Wednesday, September 3, 2014

Book Challenge

Okay you (Jackson) Irish punk, I see your challenge, and it's late afternoon and I'm tired of being productive so I'll do it. Here are 10 books that I myself consider to be eye-opening, memorable and/or influential upon my thinking.

1. A History of God - by Karen Armstrong; The long, difficult, conflict riddled, and frustratingly non-straightforward history of Abrahamic monotheism turned out to be not what I thought it was when I first read this around 2003. Mind opening.

2. The Name Above The Title- by Frank Capra; Autobiography by a man who is still one of my favorite directors, covers Hollywood from the silent era to the 1970's, at times self serving, but full of great stories.

3. In the Beauty of the Lilies- by John Updike; My favorite novel, follows four generations of the Wilmot family from 1910 until around 1990, I see a little of myself in each of the protagonists. Teddy and Emily forever.

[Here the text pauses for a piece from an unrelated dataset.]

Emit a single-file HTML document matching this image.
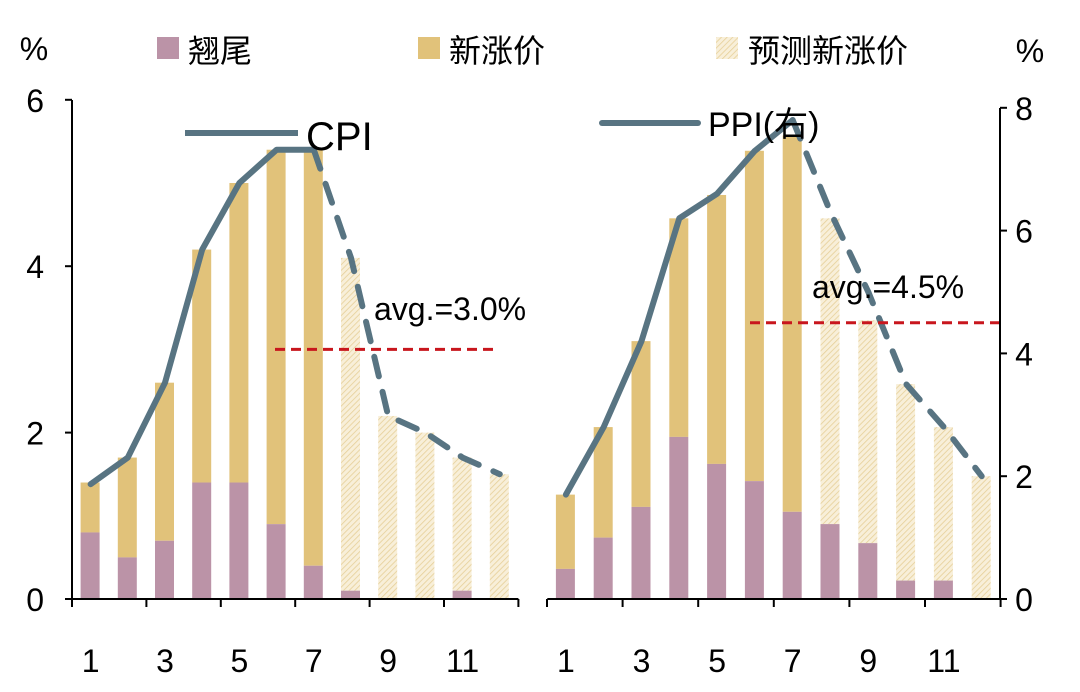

4. On Chesil Beach- by Ian McEwan; My favorite living novelist who is still writing novels, one of the things I love about McEwan is you never know if things are going to turn out all right for his characters or not, so this was a memorably frustrating, often upsetting read, one of the few times I can honestly say that I threw a book down in anger while reading it.

5. The Plot Against America- by Philip Roth; My favorite living novelist who is no longer writing novels. Roth covers many of the same themes over and over again, but this was the first book of his that I read so I'm having it represent him on this list. It's a kind of alternate history where Roth casts himself ages say 7-10 as the lead. I'd say he might have offended some of his real relatives with this book, but then I read other things he wrote and figure his family must have gotten used to it.

6. Specimen Days- by Michael Cunningham; My favorite living American novelist who is still writing novels. Really three novellas of vastly different genera types, all tied together through references to Walt Whitman and an ornamental bowl. Cunningham is a master of subtly weaving themes, images, and names around but never spelling out how they are suppose to fit together, dreamlike and eerie.

7. David O. McKay and the Rise of Modern Mormonism- by Gregory A. Prince and William Robert Wright; I needed to include at least one book about Mormonism in this list, and this is a fascinating behind the scenes look at the McKay Presidency (1951-1970) taken largely from the extensive records kept by McKay's private secretary. Covers a very important transitional era for the Church, and one of my favorite Church presidents.

8. A Supposedly Fun Thing I'll Never Do Again: Essays and Arguments- by David Foster Wallace; A complication from the authors witty non-fiction writing, his lengthy recounting of his first experience on a cruse ship is honestly one of the funniest things I've ever read.

9. The Death of the Liberal Class- by Christopher Hedges; A very sharp mind looks at how the American people routinely shoot themselves in the foot, and who loads the gun for them.

10. To Kill a Mockingbird- by Harper Lee; Because its just awesome. Ms. Lee said everything she needed to say in just one book and will be forever remembered for it, one of the rarest of accomplishments. If I ever have a son, his middle name will be Atticus.

I call out anyone whose interested to participate in this challenge.